Ограниченность взглядов Ван Чуна проявлялась в том, что фатальную предопределенность социальных явлений и исторических событий он связывал с местоположением звезд на небе[96]. Говоря о личной судьбе человека, он различал три ее вида: «естественную», «зависящую от обстоятельств» и «неблагоприятную». И здесь мы видим точки соприкосновения между суждениями материалиста Ван Чуна и идеалиста Дун Чжуншу, ибо последний также признавал существование трех видов судьбы (хотя и называл их несколько иначе).
Во времена Ван Чуна господствовала натурфилософская этика-мораль рассматривалась лишь как частный случай общего мирового закона. Моральные принципы имели под собой космологическое обоснование — они выводились либо из предустановлений Неба, либо из взаимодействия природных космических сил. Спор шел, во-первых, о сущности «природы человека» и, во-вторых, о возможности реализации заложенных в ней нравственных качеств.
Предшественники Ван Чуна ставили социальный статус человека, его успехи в жизни в прямую зависимость от врожденных свойств натуры. Однако исторические примеры свидетельствовали, что многие добродетельные люди испытывали безмерные страдания и рано оканчивали свой жизненный путь, в то время как злодеи и разбойники благоденствовали. Подобные случаи рождали в умах ханьских философов сомнения в идее, утверждающей существование небесного воздаяния, которую особенно развивал Дун Чжуншу. Однако в поисках ответа на мучившие их сомнения они обращались все к тем же внесоциальным, внеличностным критериям оценки поведения людей. Только Ван Чун попытался связать принципы нравственности с условиями повседневного бытия человека. «Недостойные поступки и благопристойное поведение, — писал он, — зависят не от природных наклонностей человека, а от урожайного или неурожайного года (курсив наш. — В. Б.)»[97]. Ван Чун подчеркивал также, что и «добро» и «зло» — приобретенные качества, зависящие от среды, окружающей человека, и его воспитания. Однако эти положения не получили в его учении дальнейшего развития.
Значительный интерес представляла разработка Ван Чуном теоретико-познавательных проблем. Он критически относился ко всякого рода сверхъестественным историям, поскольку их невозможно подтвердить фактами реальной жизни. Доверия заслуживают только те описания, которые можно проверить: «Не видя и не слыша, нельзя составить представления [об окружающем]»[98]. Он постоянно подчеркивал необходимость непосредственного знания, личного «общения» с предметом познания. Единственный путь к познанию окружающей действительности, по мысли Ван Чуна, заключался в одновременном использовании органов чувств и разума.

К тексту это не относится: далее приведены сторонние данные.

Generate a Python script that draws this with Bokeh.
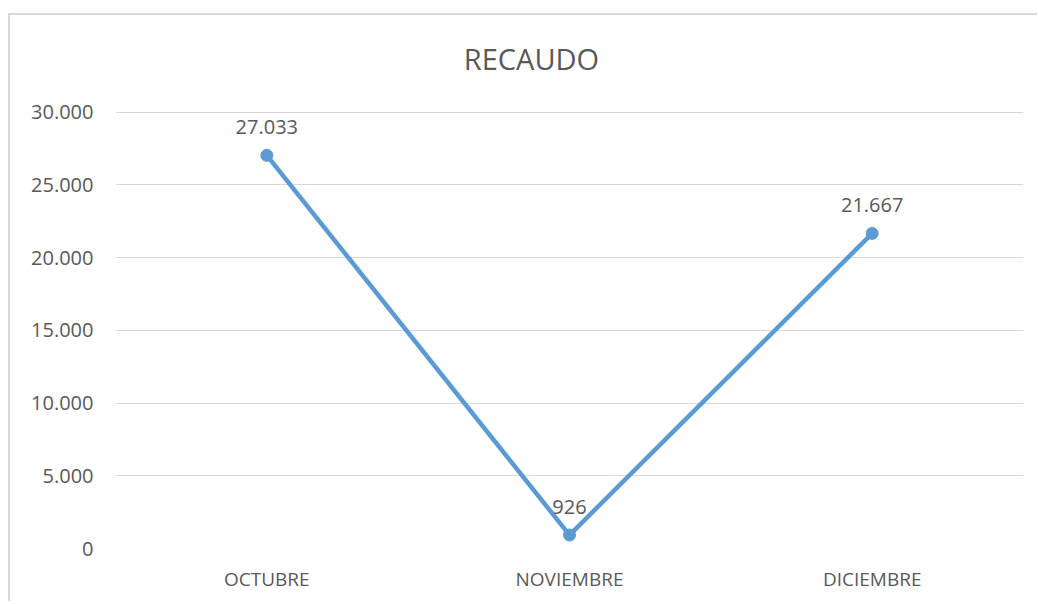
from bokeh.plotting import figure
from bokeh.models import ColumnDataSource, FixedTicker, Label
from bokeh.core.properties import value
from bokeh.embed import file_html
from bokeh.resources import INLINE

months = ["OCTUBRE", "NOVIEMBRE", "DICIEMBRE"]
recaudo = [27033, 926, 21667]
value_labels = ["27.033", "926", "21.667"]
y_ticks = [0, 5000, 10000, 15000, 20000, 25000, 30000]
y_tick_labels = ["0", "5.000", "10.000", "15.000", "20.000", "25.000", "30.000"]
title_text = "RECAUDO"

FONT = "Open Sans"
TXT = "#595959"
GRID = "#d9d9d9"
LINE = "#5B9BD5"

src = ColumnDataSource(dict(x=months, y=recaudo, lab=value_labels))

# y range extends above the top gridline so the title sits inside the frame
p = figure(x_range=months, y_range=(0, 35000), width=1029, height=588,
           output_backend="svg", toolbar_location=None,
           min_border_left=105, min_border_right=16, min_border_top=24, min_border_bottom=55)
p.margin = (13, 0, 0, 8)
p.styles = {"border-left": "2px solid #d9d9d9", "border-top": "2px solid #d9d9d9"}
p.outline_line_color = None
p.background_fill_color = "white"
p.border_fill_color = "white"

p.xgrid.grid_line_color = None
p.ygrid.grid_line_color = GRID
p.ygrid.grid_line_width = 1

p.yaxis.ticker = FixedTicker(ticks=y_ticks)
p.yaxis.major_label_overrides = {t: l for t, l in zip(y_ticks, y_tick_labels)}
for ax in (p.xaxis[0], p.yaxis[0]):
    ax.axis_line_color = None
    ax.major_tick_line_color = None
    ax.minor_tick_line_color = None
    ax.major_label_text_font = FONT
    ax.major_label_text_color = TXT
p.yaxis.major_label_text_font_size = "20px"
p.yaxis.major_label_standoff = 16
p.xaxis.major_label_text_font_size = "19px"
p.xaxis.major_label_standoff = 11

p.line("x", "y", source=src, line_color=LINE, line_width=4.5)
p.scatter("x", "y", source=src, size=12, fill_color=LINE, line_color=LINE)
p.text("x", "y", text="lab", source=src, text_font=value(FONT), text_font_size="20px",
       text_color=TXT, text_align="center", text_baseline="middle", y_offset=-28)

t = Label(x=416, y=490, x_units="screen", y_units="screen", text=title_text,
          text_font=FONT, text_font_size="29px", text_color=TXT,
          text_align="center", text_baseline="middle")
p.add_layout(t)

open("out.html", "w").write(file_html(p, INLINE))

Ван Чун отрицал наличие какого-либо особого «врожденного знания», позволяющего всегда делать правильные выводы. Способность хорошо ориентироваться в каких-либо проблемах объясняется либо ранним развитием интеллекта, либо особой сноровкой, но никак не наитием свыше, как часто думают: «Суждение на основе сноровки и навыков весьма походит на предсказания и предвидения. Простой народ не понимает этого и называет [таких людей] святыми и совершенномудрыми»[99]. Различие между совершенномудрыми (мудрецами) и обычными людьми заключается в том, что первые стремятся к познанию и используют для этого органы чувств и разум, в то время как последние не делают этого. «Особый дар» предсказания будущих событий, по мнению Ван Чуна, не требует от человека исключительной проницательности. Для этого необходимы три условия: «обращать внимание на предвещающие признаки, принимать в расчет возможные последствия и делать выводы на основании сравнения сходных обстоятельств»[100]. Ван Чун давал материалистическое объяснение такого, например, феномена, как предчувствование бури и дождя птицами и насекомыми, утверждая, что оно связано с воздействием на них мельчайших частиц ветра и дождя.
В основе научной методологии Ван Чуна лежало постоянное требование доказательств. Он отвергал готовые истины, в том числе и освященные учением совершенномудрых. Поиск правильного представления о предметах и явлениях означал для него детальное рассмотрение различных точек зрения. Истинное знание, часто говорил он, не может быть достигнуто, если не будут ставиться вопросы и разрешаться сомнения. По существу, его метод рассуждения напоминал сократический.
Нонконформизм Ван Чуна проявлялся и в его отношении к конфуцианскому учению. Называя самого себя конфуцианцем, признавая Конфуция совершенномудрым, он тем не менее нередко высказывал сомнение в правильности его суждений. И это тем более примечательно, что Ван Чун творил в период обожествления Конфуция. Однако, не веря ни в богов, ни в духов, Ван Чун рассматривал Конфуция только как человеческое существо. Аналогично он относился и к классическим книгам, утверждая, что в них имеются сомнительные пассажи и они поэтому не могут считаться надежными источниками, учитывая тем более их судьбу при династии Цинь. Мыслитель восставал против традиционно-схоластической интерпретации классиков, апологии прошлого.